> [Entries taken from a collection]:

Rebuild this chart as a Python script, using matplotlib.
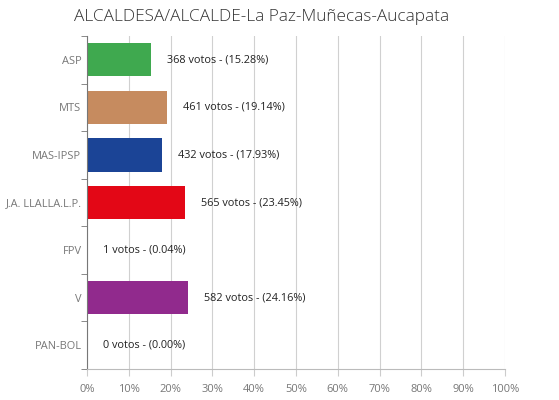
import matplotlib
matplotlib.use("Agg")
import matplotlib.pyplot as plt
from matplotlib.ticker import MultipleLocator, FixedLocator

# data
parties = ["ASP", "MTS", "MAS-IPSP", "J.A. LLALLA.L.P.", "FPV", "V", "PAN-BOL"]
votes = [368, 461, 432, 565, 1, 582, 0]
percents = [15.28, 19.14, 17.93, 23.45, 0.04, 24.16, 0.00]
colors = ["#3fa94f", "#c68b5f", "#1b4496", "#e30716", "#cccccc", "#912a8d", "#cccccc"]

plt.rcParams["font.family"] = ["Open Sans", "DejaVu Sans"]

fig = plt.figure(figsize=(5.59, 4.0), dpi=100)
ax = fig.add_axes([0.1556, 0.0775, 0.7478, 0.8325])

y = list(range(len(parties)))
ax.barh(y, percents, height=0.7, color=colors, zorder=2)

for yi, v, p in zip(y, votes, percents):
    ax.annotate(f"{v} votos - ({p:.2f}%)", xy=(p, yi), xytext=(16, 0),
                textcoords="offset pixels",
                ha="left", va="center", fontsize=7.8, color="#222222", zorder=3)

ax.set_xlim(0, 100)
ax.set_ylim(len(parties) - 0.5, -0.5)
ax.xaxis.set_major_locator(MultipleLocator(10))
ax.xaxis.set_major_formatter(lambda x, pos: f"{x:.0f}%")
ax.set_yticks(y)
ax.set_yticklabels(parties)
ax.yaxis.set_minor_locator(FixedLocator([i + 0.5 for i in range(-1, len(parties))]))

ax.grid(axis="x", color="#d0d0d0", linewidth=0.8, zorder=0)
ax.set_axisbelow(True)

for side in ("top", "right"):
    ax.spines[side].set_visible(False)
ax.spines["left"].set_color("#777777")
ax.spines["bottom"].set_color("#bbbbbb")

ax.tick_params(axis="y", which="major", length=0, pad=4, labelsize=7.9, labelcolor="#777777")
ax.tick_params(axis="y", which="minor", length=4, color="#777777")
ax.tick_params(axis="x", length=5, color="#cccccc", labelsize=8, labelcolor="#777777", pad=6)

fig.text(0.468, 0.958, "ALCALDESA/ALCALDE-La Paz-Muñecas-Aucapata",
         ha="center", va="center", fontsize=12.4, color="#333333", fontweight="light")

fig.savefig("out.png", dpi=100)
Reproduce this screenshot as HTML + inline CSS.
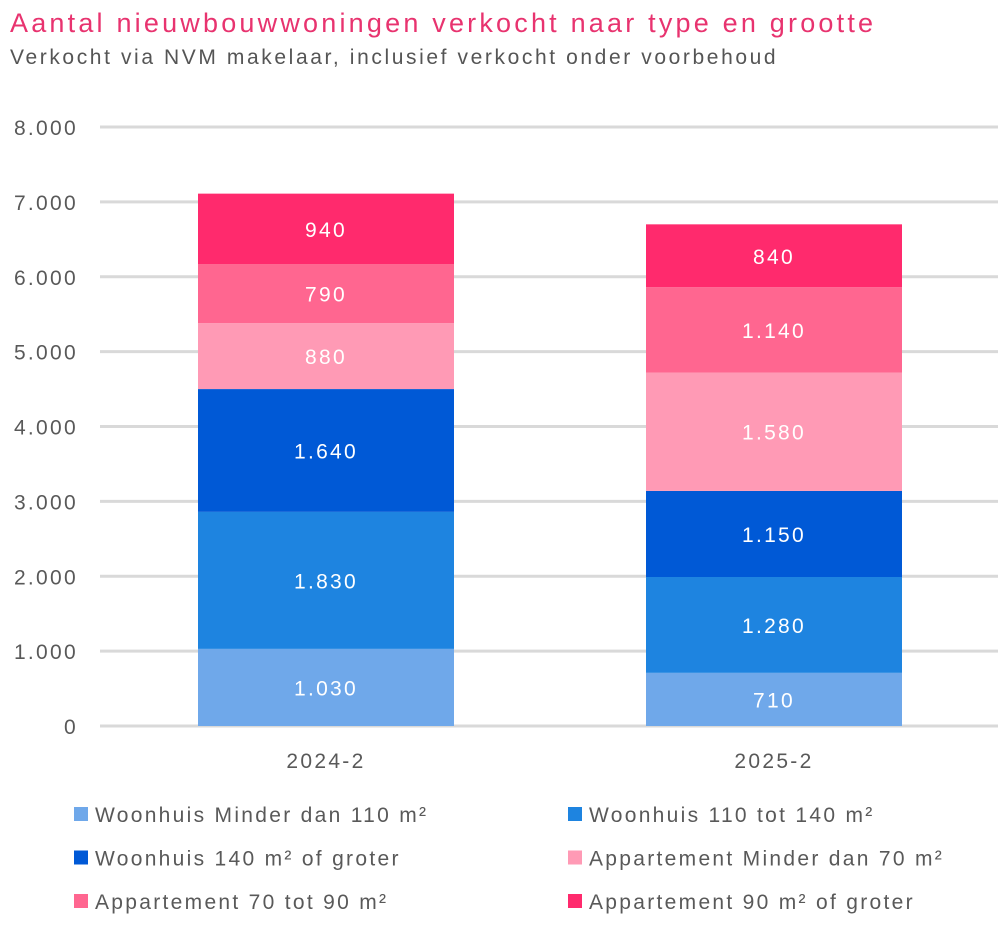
<!DOCTYPE html>
<html><head><meta charset="utf-8"><style>
body{margin:0;background:#fff;font-family:"Liberation Sans",sans-serif}
svg{display:block}
svg text{letter-spacing:2.3px}
</style></head><body>
<svg id="c" width="1008" height="940">
<text x="10" y="32" font-size="27" fill="#e8336f" style="letter-spacing:3.2px">Aantal nieuwbouwwoningen verkocht naar type en grootte</text>
<text x="10" y="64" font-size="21" fill="#555" style="letter-spacing:2.6px">Verkocht via NVM makelaar, inclusief verkocht onder voorbehoud</text>
<g id="grid"></g><g id="bars"></g><g id="legend"></g>
</svg>
<script>
const categories=["2024-2","2025-2"];
const seriesNames=["Woonhuis Minder dan 110 m²","Woonhuis 110 tot 140 m²","Woonhuis 140 m² of groter","Appartement Minder dan 70 m²","Appartement 70 tot 90 m²","Appartement 90 m² of groter"];
const s1=[1030,710];
const s2=[1830,1280];
const s3=[1640,1150];
const s4=[880,1580];
const s5=[790,1140];
const s6=[940,840];
const yTicks=[0,1000,2000,3000,4000,5000,6000,7000,8000];
const colors=["#6fa8ea","#1e84e0","#0059d6","#ff9ab5","#ff6690","#ff2a6d"];
const series=[s1,s2,s3,s4,s5,s6];
const NS="http://www.w3.org/2000/svg";
const y0=726,y1=127,yMax=8000;
const y=v=>y0-(y0-y1)*v/yMax;
const xC=i=>326+i*448, bw=256;
const fmt=v=>v.toLocaleString('de-DE');
function mk(t,a,p){const e=document.createElementNS(NS,t);for(const k in a)e.setAttribute(k,a[k]);p.appendChild(e);return e;}
const g=document.getElementById('grid');
yTicks.forEach(t=>{
 const l=mk('line',{x1:100,x2:998,y1:y(t),y2:y(t),stroke:'#d9d9d9','stroke-width':3},g);
 
 
 const tx=mk('text',{x:78,y:y(t)+8,'text-anchor':'end','font-size':21,fill:'#595959'},g);
 tx.textContent=fmt(t);
 
 
});
const b=document.getElementById('bars');
categories.forEach((c,i)=>{
 let acc=0;
 series.forEach((s,j)=>{
  const v=s[i];
  const r=mk('rect',{x:xC(i)-bw/2,y:y(acc+v),width:bw,height:y(acc)-y(acc+v),fill:colors[j]},b);
  
  
  const tx=mk('text',{x:xC(i),y:(y(acc)+y(acc+v))/2+8,'text-anchor':'middle','font-size':21,fill:'#fff'},b);
  tx.textContent=fmt(v);
  
  
  acc+=v;
 });
 const cl=mk('text',{x:xC(i),y:768,'text-anchor':'middle','font-size':21,fill:'#595959'},b);
 cl.textContent=c;
 
 
});
const lg=document.getElementById('legend');
seriesNames.forEach((n,j)=>{
 const lx=j%2?568:74, ly=814+Math.floor(j/2)*43.5;
 const r=mk('rect',{x:lx,y:ly-7,width:14,height:14,fill:colors[j]},lg);
 
 
 const t=mk('text',{x:lx+21,y:ly+8,'font-size':21,fill:'#595959'},lg);
 t.textContent=n;
 
 
});
</script>
</body></html>
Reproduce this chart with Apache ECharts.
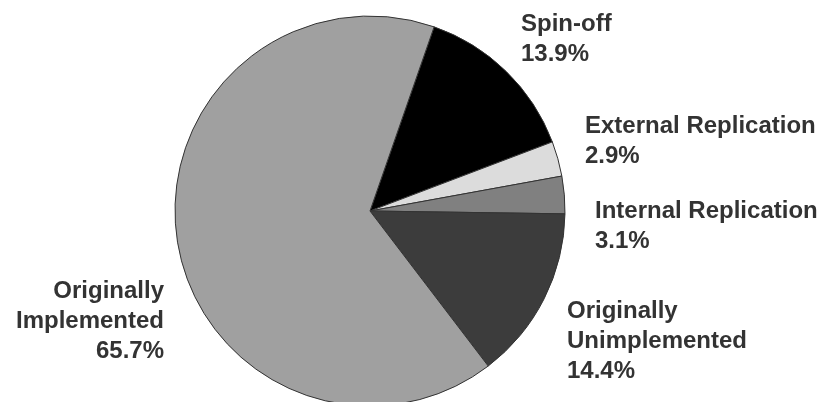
<!DOCTYPE html>
<html>
<head>
<meta charset="utf-8">
<script src="https://cdn.jsdelivr.net/npm/echarts@6/dist/echarts.min.js"></script>
<style>html,body{margin:0;padding:0;background:#fff;}#c{width:835px;height:402px;}</style>
</head>
<body>
<div id="c"></div>
<script>
const categories = ['Spin-off', 'External Replication', 'Internal Replication', 'Originally Unimplemented', 'Originally Implemented'];
const labelTexts = ['Spin-off', 'External Replication', 'Internal Replication', 'Originally\nUnimplemented', 'Originally\nImplemented'];
const values = [13.9, 2.9, 3.1, 14.4, 65.7];
const colors = ['#000000', '#dcdcdc', '#808080', '#3c3c3c', '#a0a0a0'];
// label anchor positions (layout only)
const labelPos = [
  {x: 521, y: 9, align: 'left'},
  {x: 585, y: 111, align: 'left'},
  {x: 595, y: 196, align: 'left'},
  {x: 567, y: 296, align: 'left'},
  {x: 164, y: 276, align: 'right'}
];

const chart = echarts.init(document.getElementById('c'));
chart.setOption({
  backgroundColor: '#ffffff',
  animation: false,
  series: [{
    type: 'pie',
    center: [370, 211],
    radius: [0, 195],
    startAngle: 70.8,
    clockwise: true,
    avoidLabelOverlap: false,
    data: categories.map((c, i) => ({
      name: c,
      value: values[i],
      itemStyle: {color: colors[i]},
      label: {align: labelPos[i].align}
    })),
    itemStyle: {borderColor: '#333333', borderWidth: 1},
    label: {
      show: true,
      position: 'outside',
      formatter: p => labelTexts[p.dataIndex] + '\n' + values[p.dataIndex].toFixed(1) + '%',
      fontFamily: 'Liberation Sans, Arial, sans-serif',
      fontWeight: 'bold',
      fontSize: 24,
      lineHeight: 30,
      color: '#333333'
    },
    labelLine: {show: false},
    labelLayout: function (params) {
      const p = labelPos[params.dataIndex];
      return {x: p.x, y: p.y, align: p.align, verticalAlign: 'top'};
    },
    emphasis: {disabled: true}
  }]
});
</script>
</body>
</html>
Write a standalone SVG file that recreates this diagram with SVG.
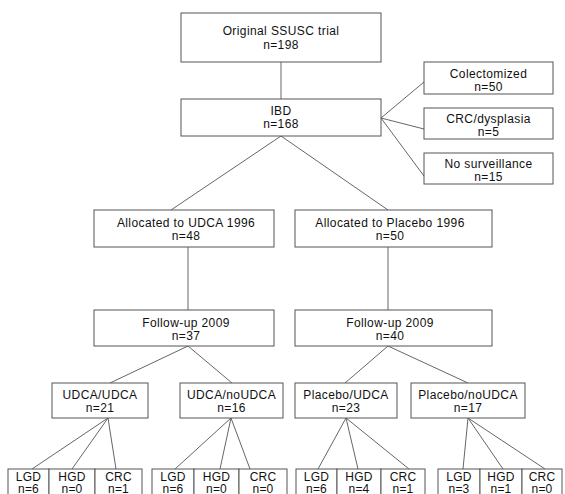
<svg xmlns="http://www.w3.org/2000/svg" width="565" height="494" viewBox="0 0 565 494">
<style>
.box{fill:#fff;stroke:#555;stroke-width:1}
.t{font-family:"Liberation Sans",Arial,sans-serif;font-size:12px;letter-spacing:0.4px;fill:#111;text-anchor:middle}
.s{font-family:"Liberation Sans",Arial,sans-serif;font-size:12px;letter-spacing:0.2px;fill:#111;text-anchor:middle}
.c line{stroke:#666;stroke-width:1}
</style>
<rect width="565" height="494" fill="#fff"/>
<g class="c" id="connectors">
<line x1="281" y1="62" x2="281" y2="99"/>
<line x1="381" y1="118" x2="424" y2="82"/>
<line x1="381" y1="118" x2="424" y2="129"/>
<line x1="381" y1="118" x2="424" y2="176"/>
<line x1="281" y1="136" x2="171" y2="210"/>
<line x1="281" y1="136" x2="388" y2="210"/>
<line x1="188" y1="247" x2="188" y2="310"/>
<line x1="388" y1="247" x2="388" y2="310"/>
<line x1="188" y1="346" x2="110" y2="383"/>
<line x1="188" y1="346" x2="232" y2="383"/>
<line x1="388" y1="346" x2="345" y2="383"/>
<line x1="388" y1="346" x2="468" y2="383"/>
<line x1="108" y1="418" x2="32" y2="469"/>
<line x1="108" y1="418" x2="72" y2="469"/>
<line x1="108" y1="418" x2="116" y2="469"/>
<line x1="231" y1="418" x2="175" y2="469"/>
<line x1="231" y1="418" x2="220" y2="469"/>
<line x1="231" y1="418" x2="250" y2="469"/>
<line x1="346" y1="418" x2="318" y2="469"/>
<line x1="346" y1="418" x2="358" y2="469"/>
<line x1="346" y1="418" x2="409" y2="469"/>
<line x1="468" y1="418" x2="463" y2="469"/>
<line x1="468" y1="418" x2="503" y2="469"/>
<line x1="468" y1="418" x2="545" y2="469"/>
</g>
<g id="n-original"><rect class="box" x="181" y="13" width="200" height="49"/><text class="t" x="281" y="35">Original SSUSC trial</text><text class="t" x="281" y="48.5">n=198</text></g>
<g id="n-ibd"><rect class="box" x="181" y="99" width="200" height="37"/><text class="t" x="281" y="115">IBD</text><text class="t" x="281" y="128">n=168</text></g>
<g id="n-colect"><rect class="box" x="424" y="62" width="129" height="32"/><text class="t" x="488.5" y="78">Colectomized</text><text class="t" x="488.5" y="91">n=50</text></g>
<g id="n-crc"><rect class="box" x="424" y="108" width="129" height="31"/><text class="t" x="488.5" y="123">CRC/dysplasia</text><text class="t" x="488.5" y="136">n=5</text></g>
<g id="n-nosurv"><rect class="box" x="424" y="153" width="129" height="31"/><text class="t" x="488.5" y="168">No surveillance</text><text class="t" x="488.5" y="181">n=15</text></g>
<g id="n-alloc-udca"><rect class="box" x="94" y="210" width="180" height="37"/><text class="t" x="186" y="226.5">Allocated to UDCA 1996</text><text class="t" x="186" y="239.5">n=48</text></g>
<g id="n-alloc-plac"><rect class="box" x="295" y="210" width="197" height="37"/><text class="t" x="390" y="226.5">Allocated to Placebo 1996</text><text class="t" x="390" y="239.5">n=50</text></g>
<g id="n-fu-udca"><rect class="box" x="94" y="310" width="180" height="36"/><text class="t" x="186" y="326.5">Follow-up 2009</text><text class="t" x="186" y="339.5">n=37</text></g>
<g id="n-fu-plac"><rect class="box" x="295" y="310" width="197" height="36"/><text class="t" x="390" y="326.5">Follow-up 2009</text><text class="t" x="390" y="339.5">n=40</text></g>
<g id="n-uu"><rect class="box" x="52" y="383" width="96" height="35"/><text class="t" x="100" y="399">UDCA/UDCA</text><text class="t" x="100" y="412">n=21</text></g>
<g id="n-un"><rect class="box" x="180" y="383" width="103" height="35"/><text class="t" x="231.5" y="399">UDCA/noUDCA</text><text class="t" x="231.5" y="412">n=16</text></g>
<g id="n-pu"><rect class="box" x="295" y="383" width="102" height="35"/><text class="t" x="346" y="399">Placebo/UDCA</text><text class="t" x="346" y="412">n=23</text></g>
<g id="n-pn"><rect class="box" x="411" y="383" width="114" height="35"/><text class="t" x="468" y="399">Placebo/noUDCA</text><text class="t" x="468" y="412">n=17</text></g>
<g id="leaves-uu">
<rect class="box" x="8" y="469" width="41" height="35"/><text class="s" x="28.5" y="480.5">LGD</text><text class="s" x="28.5" y="493">n=6</text>
<rect class="box" x="49" y="469" width="46" height="35"/><text class="s" x="72" y="480.5">HGD</text><text class="s" x="72" y="493">n=0</text>
<rect class="box" x="95" y="469" width="47" height="35"/><text class="s" x="118.5" y="480.5">CRC</text><text class="s" x="118.5" y="493">n=1</text>
</g>
<g id="leaves-un">
<rect class="box" x="152" y="469" width="42" height="35"/><text class="s" x="173" y="480.5">LGD</text><text class="s" x="173" y="493">n=6</text>
<rect class="box" x="194" y="469" width="45" height="35"/><text class="s" x="216.5" y="480.5">HGD</text><text class="s" x="216.5" y="493">n=0</text>
<rect class="box" x="239" y="469" width="48" height="35"/><text class="s" x="263" y="480.5">CRC</text><text class="s" x="263" y="493">n=0</text>
</g>
<g id="leaves-pu">
<rect class="box" x="296" y="469" width="41" height="35"/><text class="s" x="316.5" y="480.5">LGD</text><text class="s" x="316.5" y="493">n=6</text>
<rect class="box" x="337" y="469" width="44" height="35"/><text class="s" x="359" y="480.5">HGD</text><text class="s" x="359" y="493">n=4</text>
<rect class="box" x="381" y="469" width="44" height="35"/><text class="s" x="403" y="480.5">CRC</text><text class="s" x="403" y="493">n=1</text>
</g>
<g id="leaves-pn">
<rect class="box" x="438" y="469" width="42" height="35"/><text class="s" x="459" y="480.5">LGD</text><text class="s" x="459" y="493">n=3</text>
<rect class="box" x="480" y="469" width="42" height="35"/><text class="s" x="501" y="480.5">HGD</text><text class="s" x="501" y="493">n=1</text>
<rect class="box" x="522" y="469" width="40" height="35"/><text class="s" x="542" y="480.5">CRC</text><text class="s" x="542" y="493">n=0</text>
</g>
</svg>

> [Aim of the exercise]: From the material above, copy each line that includes the word "Reproduce".

> [Result]:
Reproduce this screenshot as HTML + inline CSS.
Reproduce this chart with Apache ECharts.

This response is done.